Everybody who has written C will remember with pain the hours spent hunting down a memory corruption bug. You know you've screwed up when you see 'impossible' behaviour and random crashes which mysteriously disappear when you add some trace statements.

But searching for these mistakes develops your skills of debugging. You are forced to think things through logically, and narrow down the possible locations for the bug. You become a master of printf debugging which is still an essential skill, even in today's world of interactive debuggers.

I spoke about how you have to build your own world in C. But this is also a good thing. You learn so much from implementing things yourself, whether it's just a hash table, or some HTTP handling code for your file download library. You end up with a broad knowledge of different protocols and algorithms, which puts you on a totally different level to the kind of programmers that stick with their Java or .NET libraries.

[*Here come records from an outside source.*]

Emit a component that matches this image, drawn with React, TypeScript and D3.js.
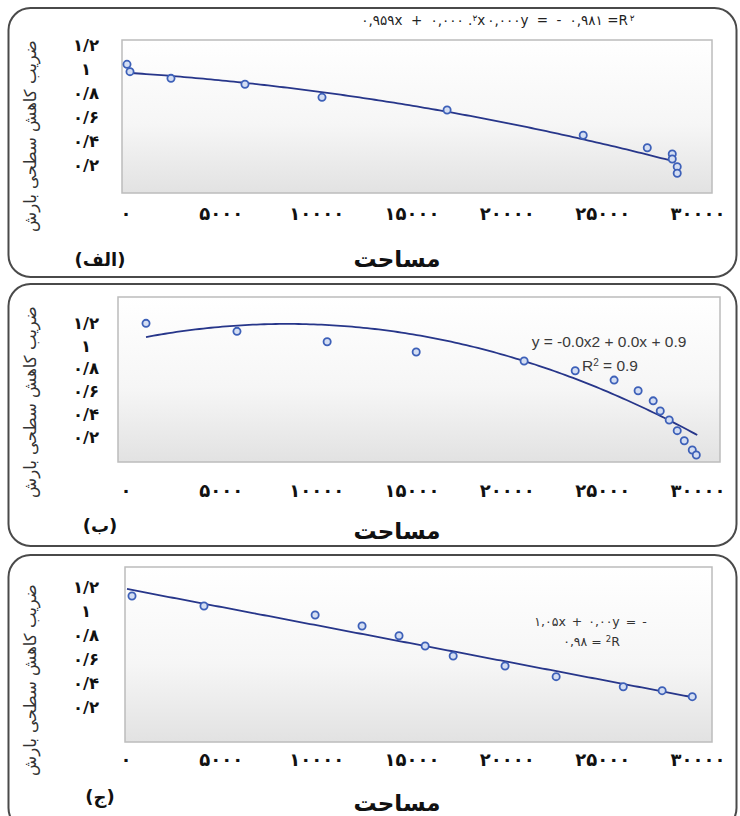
import React from "react";
import * as d3 from "d3";

// x ticks (area) and y ticks (coefficient)
const xTicks = [0, 5000, 10000, 15000, 20000, 25000, 30000];
const yTicks = [0.2, 0.4, 0.6, 0.8, 1, 1.2];

// panel (الف)
const areaA = [52, 210, 2360, 6240, 10280, 16840, 23980, 27340, 28650, 28650, 28910, 28910];
const coefA = [1.039, 0.978, 0.922, 0.873, 0.764, 0.658, 0.448, 0.344, 0.292, 0.25, 0.186, 0.131];
const trendA = [0.9695, -0.1029, -0.0537]; // a + b*t + c*t^2, t = area/10000
const spanA = [52, 28810];

// panel (ب)
const areaB = [1050, 5820, 10550, 15220, 20880, 23560, 25600, 26860, 27650, 28020, 28490, 28910, 29280, 29700, 29910];
const coefB = [1.197, 1.127, 1.036, 0.946, 0.867, 0.782, 0.7, 0.607, 0.518, 0.429, 0.35, 0.257, 0.169, 0.088, 0.044];
const trendB = [1.042, 0.355, -0.2102];
const spanB = [1050, 29960];

// panel (ج)
const areaC = [315, 4090, 9920, 12380, 14320, 15690, 17160, 19880, 22560, 26080, 28120, 29700];
const coefC = [1.125, 1.042, 0.967, 0.875, 0.794, 0.708, 0.625, 0.542, 0.453, 0.369, 0.336, 0.286];
const trendC = [1.185, -0.304, 0];
const spanC = [52, 29900];

const yTitle = "ضریب کاهش سطحی بارش";
const xTitle = "مساحت";

const FA = "DejaVu Sans, sans-serif";
const LTR = { direction: "ltr", unicodeBidi: "bidi-override" } as any;
const toFa = (s: string) => s.replace(/\d/g, (d) => "۰۱۲۳۴۵۶۷۸۹"[+d]);
const fmtY = (v: number) => toFa(d3.format("~g")(+v.toFixed(1)).replace(".", "/"));

const x = d3.scaleLinear().domain([0, 30000]).range([126, 698]);

function Panel({ top, height, plot, yRange, tickY, titleY, tag, tagY, ylabCy, area, coef, trend, span, id, children }: any) {
  const y = d3.scaleLinear().domain([0, 1.2]).range(yRange);
  const f = (v: number) => {
    const t = v / 10000;
    return trend[0] + trend[1] * t + trend[2] * t * t;
  };
  const xs = d3.range(span[0], span[1], 200).concat([span[1]]);
  const line = d3.line<number>().x((d) => x(d)).y((d) => y(f(d)));
  return (
    <g>
      <defs>
        <linearGradient id={id} x1="0" y1="0" x2="0" y2="1">
          <stop offset="0" stopColor="#ffffff" />
          <stop offset="0.55" stopColor="#f6f6f6" />
          <stop offset="1" stopColor="#e2e2e2" />
        </linearGradient>
      </defs>
      <rect x={8.5} y={top} width={728} height={height} rx={22} fill="none" stroke="#4a4a4a" strokeWidth={2} />
      <rect x={plot[0]} y={plot[2]} width={plot[1] - plot[0]} height={plot[3] - plot[2]}
        fill={`url(#${id})`} stroke="#bcbcbc" strokeWidth={1.5} />
      {yTicks.map((t) => (
        <text key={t} x={86} y={y(t)} dy="0.35em" textAnchor="middle" fontFamily={FA} fontWeight="bold"
          fontSize={16.5} fill="#111">{fmtY(t)}</text>
      ))}
      {xTicks.map((t) => (
        <text key={t} x={x(t)} y={tickY} dy="0.35em" textAnchor="middle" fontFamily={FA} fontWeight="bold"
          fontSize={18} letterSpacing={3} fill="#111">{toFa(String(t))}</text>
      ))}
      <path d={line(xs) || ""} fill="none" stroke="#27368a" strokeWidth={1.8} />
      {area.map((a: number, i: number) => (
        <circle key={i} cx={x(a)} cy={y(coef[i])} r={3.6} fill="#d4def3" stroke="#3d60b8" strokeWidth={1.8} />
      ))}
      <text transform={`translate(36,${ylabCy}) rotate(-90)`} textAnchor="middle" fontFamily={FA}
        fontSize={16.5} fill="#333">{yTitle}</text>
      <text x={397} y={titleY} dy="0.35em" textAnchor="middle" fontFamily={FA} fontWeight="bold"
        fontSize={23} fill="#111">{xTitle}</text>
      <text x={100} y={tagY} dy="0.35em" textAnchor="middle" fontFamily={FA} fontWeight="bold"
        fontSize={18} fill="#111">{tag}</text>
      {children}
    </g>
  );
}

export default function App() {
  return (
    <svg width={740} height={816} style={{ position: "absolute", left: 0, top: 0, background: "#fff" }}>
      <Panel id="gA" top={8} height={269} plot={[122, 712, 40, 193]} yRange={[189, 45]} tickY={214}
        titleY={259} tag="(الف)" tagY={260} ylabCy={136} area={areaA} coef={coefA} trend={trendA} span={spanA}>
        <text x={498} y={20} dy="0.35em" textAnchor="middle" fontFamily={FA} fontSize={13.5} letterSpacing={2}
          fill="#222" style={LTR}>
          {"۰,۹۵۹x + ۰,۰۰۰ ."}
          <tspan dy="-4" fontSize={9}>۲</tspan>
          <tspan dy="4">{"x۰,۰۰۰y = - ۰,۹۸۱ =R"}</tspan>
          <tspan dy="-4" fontSize={9}>۲</tspan>
        </text>
      </Panel>
      <Panel id="gB" top={284} height={262} plot={[118, 720, 297, 462]} yRange={[460, 323]} tickY={491}
        titleY={531} tag="(ب)" tagY={526} ylabCy={402} area={areaB} coef={coefB} trend={trendB} span={spanB}>
        <text x={609} y={342} dy="0.35em" textAnchor="middle" fontFamily="Liberation Sans, sans-serif"
          fontSize={15.5} fill="#3a3a3a">y = -0.0x2 + 0.0x + 0.9</text>
        <text x={610} y={366} dy="0.35em" textAnchor="middle" fontFamily="Liberation Sans, sans-serif"
          fontSize={15.5} fill="#3a3a3a">R<tspan dy="-5" fontSize={10}>2</tspan><tspan dy="5"> = 0.9</tspan></text>
      </Panel>
      <Panel id="gC" top={555} height={275} plot={[125, 712, 567, 742]} yRange={[731, 587]} tickY={760}
        titleY={803} tag="(ج)" tagY={797} ylabCy={680} area={areaC} coef={coefC} trend={trendC} span={spanC}>
        <text x={591} y={622} dy="0.35em" textAnchor="middle" fontFamily={FA} fontSize={12.5} letterSpacing={1}
          fill="#333" style={LTR}>{"۱,۰۵x + ۰,۰۰y = -"}</text>
        <text x={592} y={642} dy="0.35em" textAnchor="middle" fontFamily={FA} fontSize={12.5} letterSpacing={1}
          fill="#333" style={LTR}>
          {"۰,۹۸ = "}<tspan dy="-4" fontSize={8.5}>2</tspan><tspan dy="4">R</tspan>
        </text>
      </Panel>
    </svg>
  );
}
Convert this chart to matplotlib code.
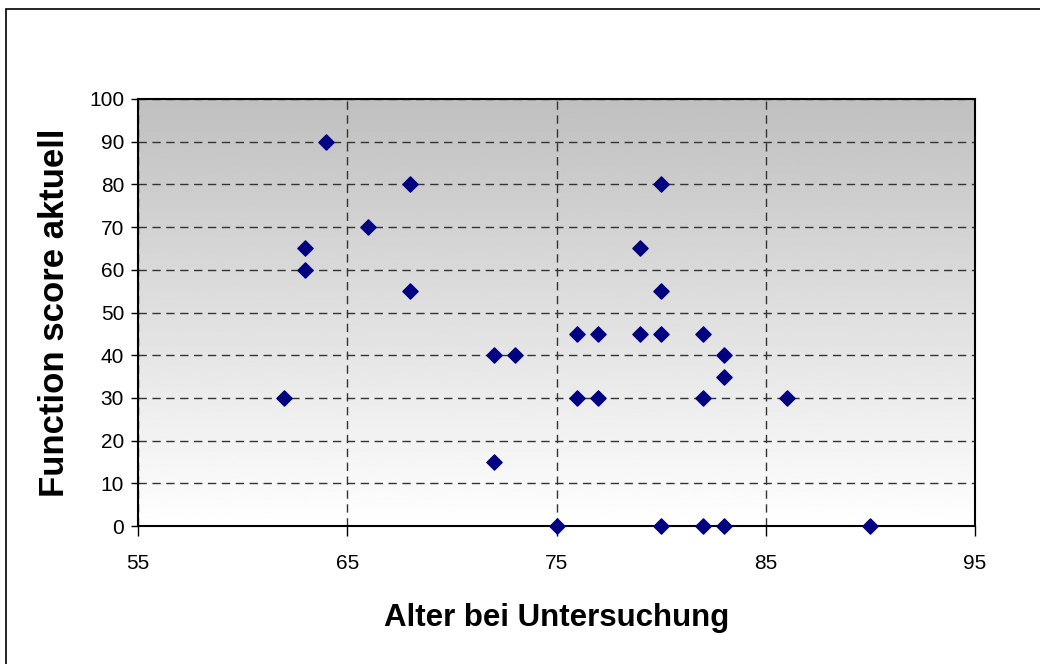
import numpy as np
import matplotlib
matplotlib.use("Agg")
import matplotlib.pyplot as plt
from matplotlib.patches import Rectangle

plt.rcParams['font.family'] = ['Liberation Sans', 'DejaVu Sans']

# Data
alter = [62, 63, 63, 64, 66, 68, 68, 72, 72, 73, 75, 76, 76, 77, 77,
         79, 79, 80, 80, 80, 80, 82, 82, 82, 83, 83, 83, 86, 90]
score = [30, 65, 60, 90, 70, 80, 55, 40, 15, 40, 0, 45, 30, 45, 30,
         65, 45, 80, 55, 45, 0, 45, 30, 0, 40, 35, 0, 30, 0]

x_ticks = [55, 65, 75, 85, 95]
y_ticks = list(range(0, 101, 10))

fig = plt.figure(figsize=(10.4, 6.64), dpi=100)

# outer chart frame (runs off the right and bottom edges)
fig.patches.append(Rectangle((6 / 1040, -0.05), 1.2, 1 - 9 / 664 + 0.05,
                             transform=fig.transFigure, fill=False,
                             edgecolor="black", linewidth=1.2))

ax = fig.add_axes([138 / 1040, 1 - 526 / 664, 837 / 1040, 427 / 664])

# gradient background, gray at top to white at bottom
grad = np.linspace(0.75, 1.0, 256).reshape(-1, 1)
ax.imshow(grad, cmap="gray", vmin=0, vmax=1, aspect="auto",
          extent=[0, 1, 0, 1], transform=ax.transAxes, zorder=0)

ax.scatter(alter, score, marker="D", s=60, color="#000080", zorder=3,
           clip_on=False)

ax.set_xlim(55, 95)
ax.set_ylim(0, 100)
ax.set_xticks(x_ticks)
ax.set_yticks(y_ticks)
ax.tick_params(labelsize=15, width=1, direction="out")
ax.tick_params(axis="x", length=7, pad=13)
ax.tick_params(axis="y", length=5, pad=5)

ax.grid(True, color="#333333", linestyle=(0, (6, 4)), linewidth=1, zorder=1)
ax.set_axisbelow(True)
for s in ax.spines.values():
    s.set_linewidth(1.5)
    s.set_zorder(2)

ax.set_xlabel("Alter bei Untersuchung", fontsize=22.5, fontweight="bold",
              labelpad=22)
ax.set_ylabel("Function score aktuell", fontsize=25, fontweight="bold",
              labelpad=13)

fig.savefig("out.png", dpi=100)
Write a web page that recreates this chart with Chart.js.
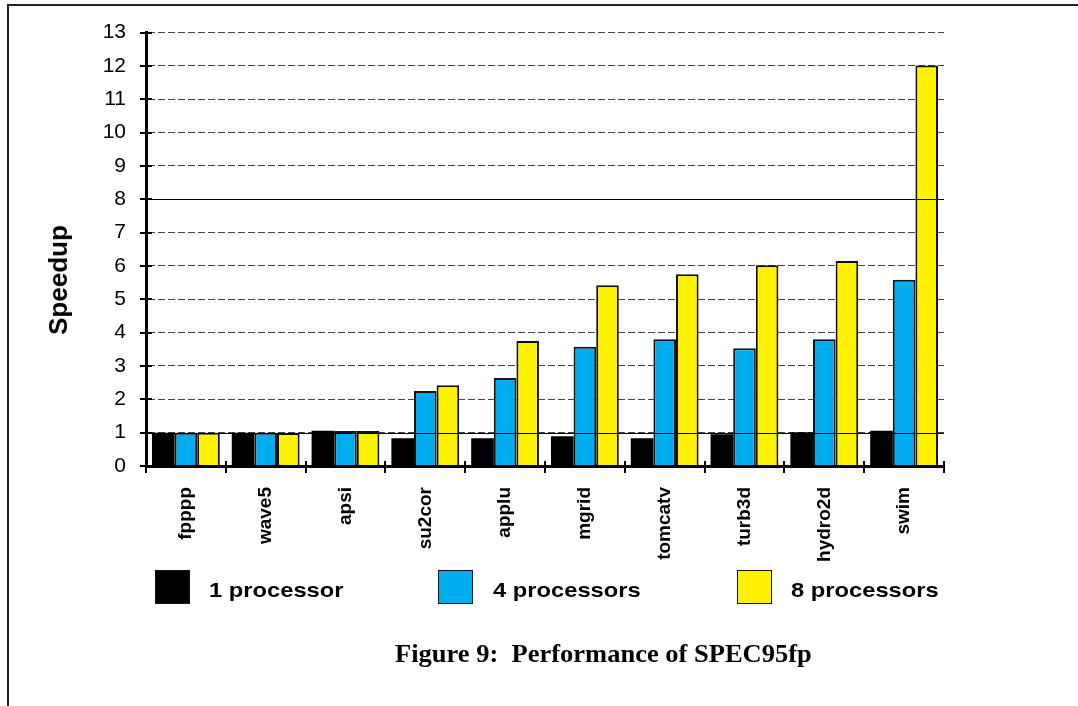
<!DOCTYPE html>
<html>
<head>
<meta charset="utf-8">
<script src="https://cdn.jsdelivr.net/npm/chart.js@4"></script>
<style>
    html, body { margin: 0; padding: 0; background: #fff; }
    #page { position: relative; width: 1078px; height: 706px; overflow: hidden; font-family: "Liberation Sans", Arial, sans-serif; }
    #frame { position: absolute; left: 7px; top: 4px; right: -10px; bottom: -10px; border-top: 2px solid #222; border-left: 2px solid #222; }
    #chart-box { position: absolute; left: 0; top: 0; width: 1078px; height: 706px; }
    .y-title { position: absolute; left: 58px; top: 280px; transform: translate(-50%, -50%) rotate(-90deg); font-weight: bold; font-size: 26px; line-height: 26px; white-space: nowrap; }
    .legend-box { position: absolute; width: 33px; height: 32px; border: 1px solid #111; }
    .legend-text { position: absolute; font-weight: bold; font-size: 21px; line-height: 21px; white-space: nowrap; transform: scaleX(1.13); transform-origin: left center; }
    .caption { position: absolute; left: 395px; top: 641px; font-family: "Liberation Serif", "Times New Roman", serif; font-weight: bold; font-size: 25px; line-height: 25px; white-space: nowrap; transform: scaleX(1.06); transform-origin: left center; }
</style>
</head>
<body>
<div id="page">
    <div id="frame"></div>
    <div id="chart-box"><canvas id="speedup-chart"></canvas></div>
    <div class="y-title">Speedup</div>
    <div id="legend"></div>
    <div class="caption">Figure 9:&nbsp; Performance of SPEC95fp</div>
</div>
<script>
'use strict';

// dados
const categories = ['fpppp', 'wave5', 'apsi', 'su2cor', 'applu', 'mgrid', 'tomcatv', 'turb3d', 'hydro2d', 'swim'];
const oneProc = [1.0, 1.0, 1.06, 0.83, 0.83, 0.89, 0.83, 0.95, 1.01, 1.06];
const fourProc = [1.0, 1.0, 1.05, 2.25, 2.64, 3.58, 3.80, 3.53, 3.80, 5.59];
const eightProc = [1.0, 0.98, 1.05, 2.42, 3.75, 5.42, 5.75, 6.02, 6.15, 12.01];
const seriesNames = ['1 processor', '4 processors', '8 processors'];
const seriesColors = ['#000000', '#00AEEF', '#FFF100'];
const yTicks = [0, 1, 2, 3, 4, 5, 6, 7, 8, 9, 10, 11, 12, 13];
const refLines = [1, 8];

// legenda em HTML (posições tiradas da figura)
const legendSlots = [
    { box: 155, text: 209 },
    { box: 438, text: 493 },
    { box: 737, text: 791 }
];
const legendNode = document.getElementById('legend');
legendNode.innerHTML = seriesNames.map((nome, i) => `
    <div class="legend-box" style="left:${legendSlots[i].box}px; top:570px; background:${seriesColors[i]};"></div>
    <div class="legend-text" style="left:${legendSlots[i].text}px; top:579px;">${nome}</div>
`).join('');

// marcas de escala que cruzam o eixo + linhas de referência por cima das barras
const axisMarks = {
    id: 'axisMarks',
    afterDatasetsDraw(chart) {
        const { ctx, scales: { x, y } } = chart;
        const line = (x1, y1, x2, y2) => { ctx.beginPath(); ctx.moveTo(x1, y1); ctx.lineTo(x2, y2); ctx.stroke(); };
        ctx.save();
        ctx.strokeStyle = '#000';
        ctx.lineWidth = 1;
        refLines.forEach(v => {
            const py = Math.round(y.getPixelForValue(v)) + 0.5;
            line(x.left, py, x.right, py);
        });
        ctx.lineWidth = 2;
        yTicks.forEach(v => {
            const py = Math.round(y.getPixelForValue(v));
            line(y.right - 6, py, y.right + 6, py);
        });
        for (let i = 0; i <= categories.length; i++) {
            const px = Math.round(x.getPixelForValue(i - 0.5));
            line(px, x.top - 5, px, x.top + 7);
        }
        ctx.restore();
    }
};

const datasets = [oneProc, fourProc, eightProc].map((valores, i) => ({
    label: seriesNames[i],
    data: valores,
    backgroundColor: seriesColors[i],
    borderColor: '#111',
    borderWidth: i === 0 ? 0 : 2,
    categoryPercentage: 0.85,
    barPercentage: 1.0
}));

const tickFont = { family: '"Liberation Sans", Arial, sans-serif', size: 21 };

new Chart(document.getElementById('speedup-chart'), {
    type: 'bar',
    data: { labels: categories, datasets },
    plugins: [axisMarks],
    options: {
        responsive: true,
        maintainAspectRatio: false,
        animation: false,
        layout: { padding: { left: 0, top: 32, right: 134, bottom: 0 } },
        plugins: { legend: { display: false }, tooltip: { enabled: false } },
        scales: {
            x: {
                grid: { display: true, drawOnChartArea: false, drawTicks: false },
                border: { display: true, color: '#000', width: 3, z: 1 },
                ticks: {
                    color: '#000',
                    font: { ...tickFont, size: 19, weight: 'bold' },
                    minRotation: 90, maxRotation: 90, autoSkip: false, padding: 21
                },
                afterFit: (scale) => { scale.height = 240; }
            },
            y: {
                min: 0, max: 13,
                grid: { color: '#444', lineWidth: 1, drawTicks: false },
                border: { display: true, color: '#000', width: 3, z: 1, dash: [7, 3] },
                ticks: { stepSize: 1, color: '#000', font: tickFont, padding: 20 },
                afterFit: (scale) => { scale.width = 146; }
            }
        }
    }
});
</script>
</body>
</html>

Jeff Atwood has written about this very same topic in Don't Reinvent The Wheel, Unless You Plan on Learning More About Wheels. Just because it's been done before, or there is a library for it, does not mean it's wrong to implement it yourself. The learning experience alone justifies the effort.

Another thing I like about C is that it is possible to write cross-platform code. The standard library doesn't give you much, but it's easy to write your own cross-platform types for threads, sockets, file system interaction, etc. So you get cross-platform code, with the leanness and speed of C.

The next stage for me

So that's what I think about C, but the question of productivity is still strong in my mind. I think the next stage for me is to say goodbye to the build-your-own-world philosophy and really immerse myself in the maximum-productivity space for a while.

It's strange though, I feel a slight apprehension when I picture myself seated in the world of high-level .NET or Java programming. There are people that naturally stay at the low levels, writing operating systems and low level APIs, or compilers and runtimes for new languages. Maybe that's where I belong.

Meh, I'll just get back to building my world. It's fun.